Copy out exactly the lines from the one holding "Generate a web" through the one holding "br: [1088, 75]", ends included; omit images.

[Entries with chart source code]
------------------------------------

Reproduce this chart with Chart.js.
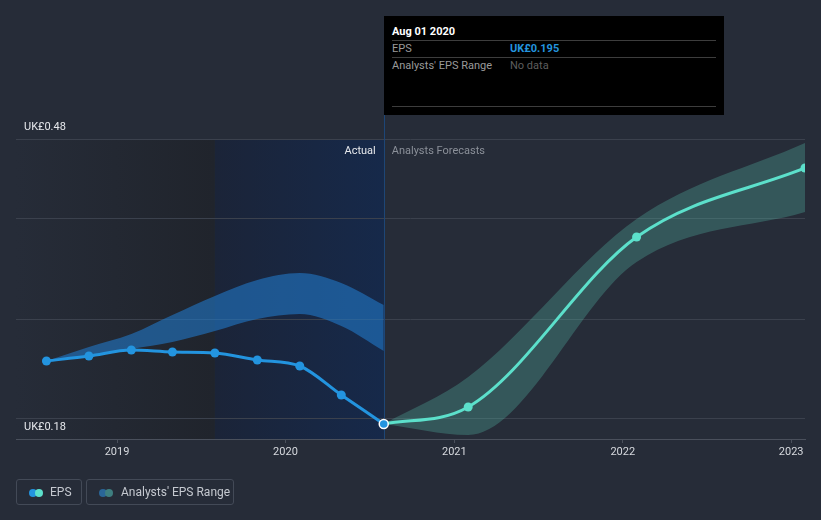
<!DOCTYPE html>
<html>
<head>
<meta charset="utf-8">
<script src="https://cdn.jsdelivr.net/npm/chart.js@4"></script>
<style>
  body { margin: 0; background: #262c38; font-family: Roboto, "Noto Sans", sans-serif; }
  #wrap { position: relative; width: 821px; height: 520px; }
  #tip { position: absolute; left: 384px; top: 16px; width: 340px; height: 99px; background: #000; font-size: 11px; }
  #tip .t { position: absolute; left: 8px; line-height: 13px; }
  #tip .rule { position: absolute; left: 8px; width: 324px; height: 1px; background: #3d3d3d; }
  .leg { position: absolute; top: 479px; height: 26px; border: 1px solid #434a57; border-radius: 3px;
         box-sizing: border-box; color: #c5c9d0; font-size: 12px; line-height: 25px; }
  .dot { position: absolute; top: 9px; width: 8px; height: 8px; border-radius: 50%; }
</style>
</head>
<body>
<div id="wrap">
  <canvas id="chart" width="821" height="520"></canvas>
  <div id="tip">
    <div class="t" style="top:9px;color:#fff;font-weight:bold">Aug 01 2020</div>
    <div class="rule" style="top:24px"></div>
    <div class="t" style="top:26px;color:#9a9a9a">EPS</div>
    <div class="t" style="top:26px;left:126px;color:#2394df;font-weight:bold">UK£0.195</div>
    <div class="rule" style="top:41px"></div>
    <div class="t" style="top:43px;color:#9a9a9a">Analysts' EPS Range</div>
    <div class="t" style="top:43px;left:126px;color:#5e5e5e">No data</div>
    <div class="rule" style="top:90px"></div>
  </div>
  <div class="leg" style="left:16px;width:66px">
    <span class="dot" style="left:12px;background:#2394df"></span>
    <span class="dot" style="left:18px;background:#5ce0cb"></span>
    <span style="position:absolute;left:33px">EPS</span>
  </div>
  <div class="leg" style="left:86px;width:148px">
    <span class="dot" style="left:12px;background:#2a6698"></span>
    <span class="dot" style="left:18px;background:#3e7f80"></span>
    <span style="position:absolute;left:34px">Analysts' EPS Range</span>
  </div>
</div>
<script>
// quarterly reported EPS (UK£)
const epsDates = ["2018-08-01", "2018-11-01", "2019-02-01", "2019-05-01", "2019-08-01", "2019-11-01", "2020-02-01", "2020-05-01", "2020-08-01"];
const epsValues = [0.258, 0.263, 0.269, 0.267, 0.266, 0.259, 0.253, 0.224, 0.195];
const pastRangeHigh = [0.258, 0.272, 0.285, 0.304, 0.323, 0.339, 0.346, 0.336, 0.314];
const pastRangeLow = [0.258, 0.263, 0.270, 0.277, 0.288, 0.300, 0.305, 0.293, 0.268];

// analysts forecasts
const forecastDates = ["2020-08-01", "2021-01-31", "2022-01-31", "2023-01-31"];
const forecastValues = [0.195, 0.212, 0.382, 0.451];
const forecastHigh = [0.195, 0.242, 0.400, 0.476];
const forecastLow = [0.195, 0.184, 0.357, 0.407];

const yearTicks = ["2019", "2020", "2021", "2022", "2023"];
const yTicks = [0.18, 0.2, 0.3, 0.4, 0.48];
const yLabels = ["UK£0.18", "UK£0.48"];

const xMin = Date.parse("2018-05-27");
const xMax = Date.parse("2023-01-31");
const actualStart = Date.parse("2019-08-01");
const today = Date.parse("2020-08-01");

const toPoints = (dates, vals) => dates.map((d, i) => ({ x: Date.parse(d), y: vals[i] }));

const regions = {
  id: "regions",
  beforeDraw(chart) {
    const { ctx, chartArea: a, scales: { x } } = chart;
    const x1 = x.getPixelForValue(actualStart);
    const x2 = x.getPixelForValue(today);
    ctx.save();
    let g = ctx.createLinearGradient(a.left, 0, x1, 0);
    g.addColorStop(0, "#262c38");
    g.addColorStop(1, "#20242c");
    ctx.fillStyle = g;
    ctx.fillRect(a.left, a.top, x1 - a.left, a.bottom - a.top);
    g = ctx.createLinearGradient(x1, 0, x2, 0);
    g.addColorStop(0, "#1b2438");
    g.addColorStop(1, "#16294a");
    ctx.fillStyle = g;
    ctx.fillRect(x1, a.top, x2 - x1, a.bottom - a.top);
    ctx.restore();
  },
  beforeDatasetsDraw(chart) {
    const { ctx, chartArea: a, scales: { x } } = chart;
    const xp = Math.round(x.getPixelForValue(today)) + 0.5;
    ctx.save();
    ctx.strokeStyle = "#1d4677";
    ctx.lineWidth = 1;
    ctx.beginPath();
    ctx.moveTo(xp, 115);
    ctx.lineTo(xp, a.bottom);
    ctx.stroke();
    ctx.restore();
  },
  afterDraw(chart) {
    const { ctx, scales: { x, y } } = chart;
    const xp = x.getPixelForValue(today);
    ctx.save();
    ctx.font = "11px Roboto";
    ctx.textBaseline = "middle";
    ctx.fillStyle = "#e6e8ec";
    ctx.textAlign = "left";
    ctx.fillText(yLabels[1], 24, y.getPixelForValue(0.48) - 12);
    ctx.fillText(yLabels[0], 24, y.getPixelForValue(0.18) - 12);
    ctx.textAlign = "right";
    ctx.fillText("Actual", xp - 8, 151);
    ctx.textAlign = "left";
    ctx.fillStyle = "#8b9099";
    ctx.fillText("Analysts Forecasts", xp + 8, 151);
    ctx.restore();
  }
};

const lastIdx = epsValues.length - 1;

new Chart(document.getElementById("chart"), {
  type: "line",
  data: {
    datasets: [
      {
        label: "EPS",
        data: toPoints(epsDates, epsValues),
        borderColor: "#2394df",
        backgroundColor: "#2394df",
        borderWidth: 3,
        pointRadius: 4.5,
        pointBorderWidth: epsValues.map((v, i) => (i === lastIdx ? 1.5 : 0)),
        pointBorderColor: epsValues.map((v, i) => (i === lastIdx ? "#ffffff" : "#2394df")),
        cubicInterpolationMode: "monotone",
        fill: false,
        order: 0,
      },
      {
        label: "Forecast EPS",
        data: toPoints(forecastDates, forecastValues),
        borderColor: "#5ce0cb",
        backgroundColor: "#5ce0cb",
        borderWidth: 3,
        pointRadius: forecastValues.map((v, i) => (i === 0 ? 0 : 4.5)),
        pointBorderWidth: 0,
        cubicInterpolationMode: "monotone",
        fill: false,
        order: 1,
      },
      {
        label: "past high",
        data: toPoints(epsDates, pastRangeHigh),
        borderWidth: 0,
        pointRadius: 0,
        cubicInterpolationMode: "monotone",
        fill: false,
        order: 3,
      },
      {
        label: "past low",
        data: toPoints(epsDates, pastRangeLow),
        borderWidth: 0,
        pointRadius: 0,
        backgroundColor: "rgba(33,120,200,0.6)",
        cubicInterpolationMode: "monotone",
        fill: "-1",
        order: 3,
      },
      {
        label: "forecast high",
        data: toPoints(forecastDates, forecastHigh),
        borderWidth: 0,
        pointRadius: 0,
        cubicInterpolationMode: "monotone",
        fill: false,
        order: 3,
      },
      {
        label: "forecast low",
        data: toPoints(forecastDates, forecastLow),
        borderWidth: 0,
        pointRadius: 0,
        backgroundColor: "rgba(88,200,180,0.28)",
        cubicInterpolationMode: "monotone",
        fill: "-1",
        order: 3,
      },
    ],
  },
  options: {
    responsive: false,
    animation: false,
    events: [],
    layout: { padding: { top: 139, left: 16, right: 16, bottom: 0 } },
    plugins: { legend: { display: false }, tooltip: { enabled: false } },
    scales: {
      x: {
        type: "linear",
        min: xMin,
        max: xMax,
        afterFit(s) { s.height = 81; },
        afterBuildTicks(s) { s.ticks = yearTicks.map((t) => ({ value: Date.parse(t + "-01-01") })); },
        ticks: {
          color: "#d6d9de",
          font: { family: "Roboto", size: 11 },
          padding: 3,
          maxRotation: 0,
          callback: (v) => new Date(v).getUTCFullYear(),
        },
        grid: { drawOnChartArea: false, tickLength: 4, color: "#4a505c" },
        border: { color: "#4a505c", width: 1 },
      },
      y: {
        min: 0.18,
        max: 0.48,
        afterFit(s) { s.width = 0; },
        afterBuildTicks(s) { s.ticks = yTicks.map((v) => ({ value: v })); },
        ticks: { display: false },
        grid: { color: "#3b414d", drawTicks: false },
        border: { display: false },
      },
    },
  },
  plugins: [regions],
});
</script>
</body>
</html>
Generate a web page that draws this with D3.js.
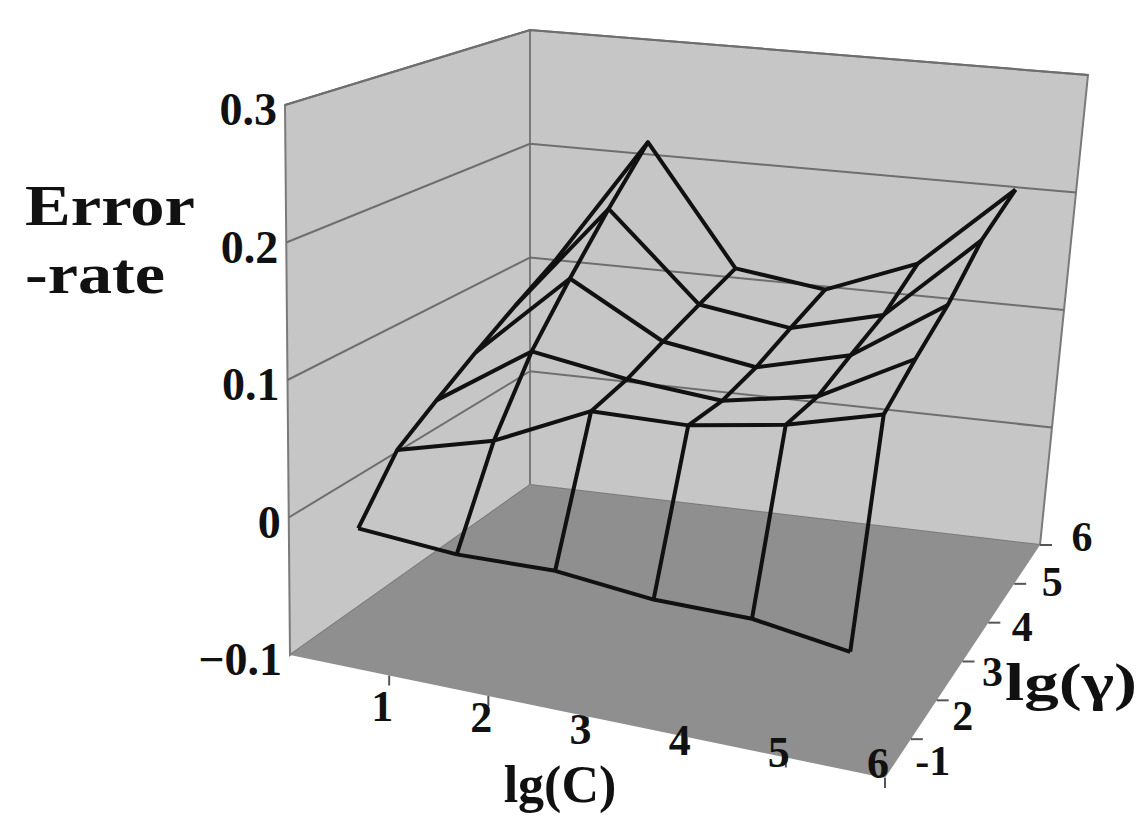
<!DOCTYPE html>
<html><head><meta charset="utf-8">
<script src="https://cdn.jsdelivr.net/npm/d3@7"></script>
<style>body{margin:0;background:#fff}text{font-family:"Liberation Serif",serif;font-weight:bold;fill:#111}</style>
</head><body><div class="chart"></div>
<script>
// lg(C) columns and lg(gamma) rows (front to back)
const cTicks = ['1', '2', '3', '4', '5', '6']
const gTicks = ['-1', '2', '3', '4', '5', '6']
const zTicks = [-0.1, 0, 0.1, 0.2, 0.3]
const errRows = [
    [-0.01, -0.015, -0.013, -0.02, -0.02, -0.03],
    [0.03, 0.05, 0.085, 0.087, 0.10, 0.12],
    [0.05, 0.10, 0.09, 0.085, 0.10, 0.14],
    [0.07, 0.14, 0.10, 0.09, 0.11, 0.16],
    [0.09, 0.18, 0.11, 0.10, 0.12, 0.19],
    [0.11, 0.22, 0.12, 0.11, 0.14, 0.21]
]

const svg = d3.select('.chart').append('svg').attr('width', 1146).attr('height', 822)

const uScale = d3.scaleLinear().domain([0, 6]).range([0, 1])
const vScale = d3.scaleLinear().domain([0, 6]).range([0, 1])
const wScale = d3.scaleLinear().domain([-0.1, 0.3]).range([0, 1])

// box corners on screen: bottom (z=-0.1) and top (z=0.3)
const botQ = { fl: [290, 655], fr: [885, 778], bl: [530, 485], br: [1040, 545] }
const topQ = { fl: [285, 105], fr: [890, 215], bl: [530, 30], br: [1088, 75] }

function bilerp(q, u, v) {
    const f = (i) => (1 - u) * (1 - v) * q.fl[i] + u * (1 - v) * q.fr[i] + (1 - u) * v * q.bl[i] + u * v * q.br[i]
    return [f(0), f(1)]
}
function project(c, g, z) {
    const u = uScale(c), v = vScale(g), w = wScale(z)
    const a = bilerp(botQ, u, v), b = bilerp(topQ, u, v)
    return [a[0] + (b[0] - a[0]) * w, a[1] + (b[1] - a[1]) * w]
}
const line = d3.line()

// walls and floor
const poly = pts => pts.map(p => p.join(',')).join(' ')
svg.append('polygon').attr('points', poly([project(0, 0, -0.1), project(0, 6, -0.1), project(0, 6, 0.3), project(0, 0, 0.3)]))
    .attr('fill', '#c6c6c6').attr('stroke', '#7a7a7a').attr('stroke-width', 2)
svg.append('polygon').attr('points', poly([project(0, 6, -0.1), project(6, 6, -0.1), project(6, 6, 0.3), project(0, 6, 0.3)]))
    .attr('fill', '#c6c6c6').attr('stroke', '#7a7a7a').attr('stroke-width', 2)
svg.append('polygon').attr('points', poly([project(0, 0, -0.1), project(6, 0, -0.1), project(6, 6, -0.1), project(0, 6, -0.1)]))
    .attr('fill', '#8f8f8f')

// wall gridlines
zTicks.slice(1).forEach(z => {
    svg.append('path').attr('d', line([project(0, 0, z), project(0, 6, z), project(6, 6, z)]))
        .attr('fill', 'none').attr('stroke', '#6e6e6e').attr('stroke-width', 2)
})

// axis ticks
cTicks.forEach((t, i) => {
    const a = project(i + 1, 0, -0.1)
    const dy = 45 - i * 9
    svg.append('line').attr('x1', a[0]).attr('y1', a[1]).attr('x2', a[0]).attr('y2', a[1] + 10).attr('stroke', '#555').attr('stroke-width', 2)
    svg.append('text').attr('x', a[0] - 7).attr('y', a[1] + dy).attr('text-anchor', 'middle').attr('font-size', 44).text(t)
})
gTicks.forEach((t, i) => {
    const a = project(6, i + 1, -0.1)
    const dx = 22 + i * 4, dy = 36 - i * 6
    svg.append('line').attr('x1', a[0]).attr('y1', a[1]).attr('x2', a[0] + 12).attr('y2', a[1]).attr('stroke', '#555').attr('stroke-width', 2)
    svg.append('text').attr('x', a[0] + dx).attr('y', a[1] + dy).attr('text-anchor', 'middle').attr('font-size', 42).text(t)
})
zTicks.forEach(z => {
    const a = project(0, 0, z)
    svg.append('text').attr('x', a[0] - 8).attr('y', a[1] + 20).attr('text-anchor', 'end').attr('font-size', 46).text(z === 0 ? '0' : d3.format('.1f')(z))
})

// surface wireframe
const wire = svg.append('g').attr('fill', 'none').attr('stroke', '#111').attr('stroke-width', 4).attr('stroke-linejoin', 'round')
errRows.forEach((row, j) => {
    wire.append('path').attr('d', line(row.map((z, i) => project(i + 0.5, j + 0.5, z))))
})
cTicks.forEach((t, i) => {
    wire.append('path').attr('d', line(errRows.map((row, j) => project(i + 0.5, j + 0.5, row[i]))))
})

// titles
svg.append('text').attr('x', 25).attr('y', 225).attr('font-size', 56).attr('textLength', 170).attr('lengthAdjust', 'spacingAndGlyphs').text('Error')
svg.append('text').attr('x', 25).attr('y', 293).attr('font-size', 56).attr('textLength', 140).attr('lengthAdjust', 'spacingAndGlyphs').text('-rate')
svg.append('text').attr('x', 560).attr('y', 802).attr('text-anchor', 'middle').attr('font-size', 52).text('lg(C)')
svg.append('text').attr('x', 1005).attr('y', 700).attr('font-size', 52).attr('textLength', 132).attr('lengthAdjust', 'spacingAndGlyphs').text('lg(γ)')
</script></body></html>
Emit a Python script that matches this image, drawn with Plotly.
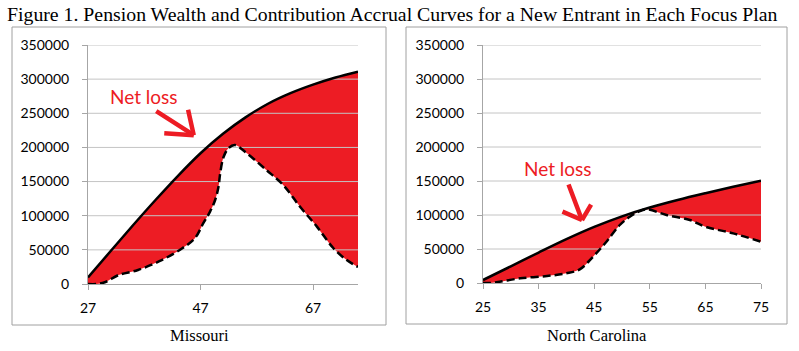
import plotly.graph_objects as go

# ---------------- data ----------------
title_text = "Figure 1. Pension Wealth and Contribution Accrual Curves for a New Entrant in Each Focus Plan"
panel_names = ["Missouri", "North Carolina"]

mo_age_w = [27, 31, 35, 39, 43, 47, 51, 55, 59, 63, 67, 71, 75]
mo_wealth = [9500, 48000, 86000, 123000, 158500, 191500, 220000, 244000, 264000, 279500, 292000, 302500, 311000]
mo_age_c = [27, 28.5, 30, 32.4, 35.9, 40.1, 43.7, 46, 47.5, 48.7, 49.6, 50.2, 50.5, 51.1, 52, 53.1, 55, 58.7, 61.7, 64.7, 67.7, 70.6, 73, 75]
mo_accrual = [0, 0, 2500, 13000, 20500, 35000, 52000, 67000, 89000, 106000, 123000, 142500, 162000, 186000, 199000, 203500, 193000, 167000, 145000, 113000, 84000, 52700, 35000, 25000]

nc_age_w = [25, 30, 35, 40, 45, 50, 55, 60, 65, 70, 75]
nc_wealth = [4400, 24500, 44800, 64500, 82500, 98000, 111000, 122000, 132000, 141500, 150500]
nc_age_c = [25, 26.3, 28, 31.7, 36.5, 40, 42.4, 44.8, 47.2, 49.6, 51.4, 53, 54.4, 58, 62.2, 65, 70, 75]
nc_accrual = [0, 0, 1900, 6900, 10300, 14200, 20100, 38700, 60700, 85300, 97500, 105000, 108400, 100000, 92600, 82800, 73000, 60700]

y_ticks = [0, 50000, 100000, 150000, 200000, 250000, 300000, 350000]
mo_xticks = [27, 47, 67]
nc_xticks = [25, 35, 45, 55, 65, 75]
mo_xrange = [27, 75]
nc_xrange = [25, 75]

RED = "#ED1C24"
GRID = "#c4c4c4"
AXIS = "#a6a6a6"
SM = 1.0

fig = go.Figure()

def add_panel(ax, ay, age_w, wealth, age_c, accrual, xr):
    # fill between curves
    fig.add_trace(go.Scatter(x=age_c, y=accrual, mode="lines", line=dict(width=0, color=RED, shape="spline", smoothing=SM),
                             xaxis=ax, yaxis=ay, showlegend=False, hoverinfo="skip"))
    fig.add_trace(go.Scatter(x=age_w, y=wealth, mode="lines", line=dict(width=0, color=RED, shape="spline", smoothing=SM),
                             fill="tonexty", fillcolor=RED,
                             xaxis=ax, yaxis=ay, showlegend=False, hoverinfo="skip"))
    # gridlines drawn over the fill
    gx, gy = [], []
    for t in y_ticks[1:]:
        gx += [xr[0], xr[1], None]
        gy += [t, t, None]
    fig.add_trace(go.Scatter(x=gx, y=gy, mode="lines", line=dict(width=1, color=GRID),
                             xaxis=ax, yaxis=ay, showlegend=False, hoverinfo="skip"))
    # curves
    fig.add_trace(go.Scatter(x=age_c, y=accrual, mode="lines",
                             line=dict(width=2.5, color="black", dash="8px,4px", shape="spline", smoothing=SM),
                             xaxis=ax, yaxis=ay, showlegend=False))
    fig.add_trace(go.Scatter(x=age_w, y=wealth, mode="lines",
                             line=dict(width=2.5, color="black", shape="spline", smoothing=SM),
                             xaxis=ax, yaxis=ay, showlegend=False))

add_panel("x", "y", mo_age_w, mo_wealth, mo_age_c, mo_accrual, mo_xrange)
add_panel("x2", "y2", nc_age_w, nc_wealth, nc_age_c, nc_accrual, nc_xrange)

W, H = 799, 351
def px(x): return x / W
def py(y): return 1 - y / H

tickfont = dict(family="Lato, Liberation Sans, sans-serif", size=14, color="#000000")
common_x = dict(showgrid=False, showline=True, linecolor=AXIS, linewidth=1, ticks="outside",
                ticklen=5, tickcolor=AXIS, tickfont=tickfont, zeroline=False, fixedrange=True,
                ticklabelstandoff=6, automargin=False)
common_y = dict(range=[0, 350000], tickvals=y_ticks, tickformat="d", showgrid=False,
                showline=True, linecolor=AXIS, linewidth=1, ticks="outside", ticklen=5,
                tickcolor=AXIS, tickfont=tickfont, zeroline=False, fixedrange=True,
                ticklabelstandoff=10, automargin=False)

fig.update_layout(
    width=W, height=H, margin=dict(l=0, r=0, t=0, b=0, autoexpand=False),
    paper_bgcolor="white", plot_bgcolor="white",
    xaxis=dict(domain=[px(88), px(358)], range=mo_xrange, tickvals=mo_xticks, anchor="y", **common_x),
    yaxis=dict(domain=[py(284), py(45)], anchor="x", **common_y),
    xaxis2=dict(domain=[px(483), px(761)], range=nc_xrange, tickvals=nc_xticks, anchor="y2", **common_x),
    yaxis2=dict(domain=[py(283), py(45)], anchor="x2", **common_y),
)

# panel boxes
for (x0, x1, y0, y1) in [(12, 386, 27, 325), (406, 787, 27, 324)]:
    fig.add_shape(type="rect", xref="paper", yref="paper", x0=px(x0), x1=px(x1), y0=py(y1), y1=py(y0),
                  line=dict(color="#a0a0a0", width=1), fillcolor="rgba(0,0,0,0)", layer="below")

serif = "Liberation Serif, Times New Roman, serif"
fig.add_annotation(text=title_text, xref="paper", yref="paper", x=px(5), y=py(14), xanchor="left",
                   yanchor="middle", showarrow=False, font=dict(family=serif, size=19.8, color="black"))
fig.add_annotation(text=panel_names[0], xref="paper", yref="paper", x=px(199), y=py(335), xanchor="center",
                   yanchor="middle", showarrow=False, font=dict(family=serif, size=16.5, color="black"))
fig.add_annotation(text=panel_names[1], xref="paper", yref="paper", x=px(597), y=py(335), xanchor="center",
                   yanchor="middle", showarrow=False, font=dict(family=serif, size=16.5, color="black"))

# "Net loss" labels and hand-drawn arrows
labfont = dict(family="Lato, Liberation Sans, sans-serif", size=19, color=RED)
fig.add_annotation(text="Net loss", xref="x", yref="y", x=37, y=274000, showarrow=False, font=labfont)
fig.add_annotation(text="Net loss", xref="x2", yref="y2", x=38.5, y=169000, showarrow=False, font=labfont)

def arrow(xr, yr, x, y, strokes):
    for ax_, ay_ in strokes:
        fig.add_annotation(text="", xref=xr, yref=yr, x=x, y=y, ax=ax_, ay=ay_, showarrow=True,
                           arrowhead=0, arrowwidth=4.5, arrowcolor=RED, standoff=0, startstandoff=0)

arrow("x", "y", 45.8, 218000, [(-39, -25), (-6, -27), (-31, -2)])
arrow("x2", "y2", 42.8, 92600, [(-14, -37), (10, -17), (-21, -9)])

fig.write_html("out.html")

------------------------------------

= Answer to this task =
Generate a web page that draws this with D3.js.
<!DOCTYPE html>
<html><head><meta charset="utf-8">
<script src="https://cdn.jsdelivr.net/npm/d3@7"></script>
<style>body{margin:0;background:#fff}text{font-family:"Liberation Serif",serif;font-weight:bold;fill:#111}</style>
</head><body><div class="chart"></div>
<script>
// lg(C) columns and lg(gamma) rows (front to back)
const cTicks = ['1', '2', '3', '4', '5', '6']
const gTicks = ['-1', '2', '3', '4', '5', '6']
const zTicks = [-0.1, 0, 0.1, 0.2, 0.3]
const errRows = [
    [-0.01, -0.015, -0.013, -0.02, -0.02, -0.03],
    [0.03, 0.05, 0.085, 0.087, 0.10, 0.12],
    [0.05, 0.10, 0.09, 0.085, 0.10, 0.14],
    [0.07, 0.14, 0.10, 0.09, 0.11, 0.16],
    [0.09, 0.18, 0.11, 0.10, 0.12, 0.19],
    [0.11, 0.22, 0.12, 0.11, 0.14, 0.21]
]

const svg = d3.select('.chart').append('svg').attr('width', 1146).attr('height', 822)

const uScale = d3.scaleLinear().domain([0, 6]).range([0, 1])
const vScale = d3.scaleLinear().domain([0, 6]).range([0, 1])
const wScale = d3.scaleLinear().domain([-0.1, 0.3]).range([0, 1])

// box corners on screen: bottom (z=-0.1) and top (z=0.3)
const botQ = { fl: [290, 655], fr: [885, 778], bl: [530, 485], br: [1040, 545] }
const topQ = { fl: [285, 105], fr: [890, 215], bl: [530, 30], br: [1088, 75] }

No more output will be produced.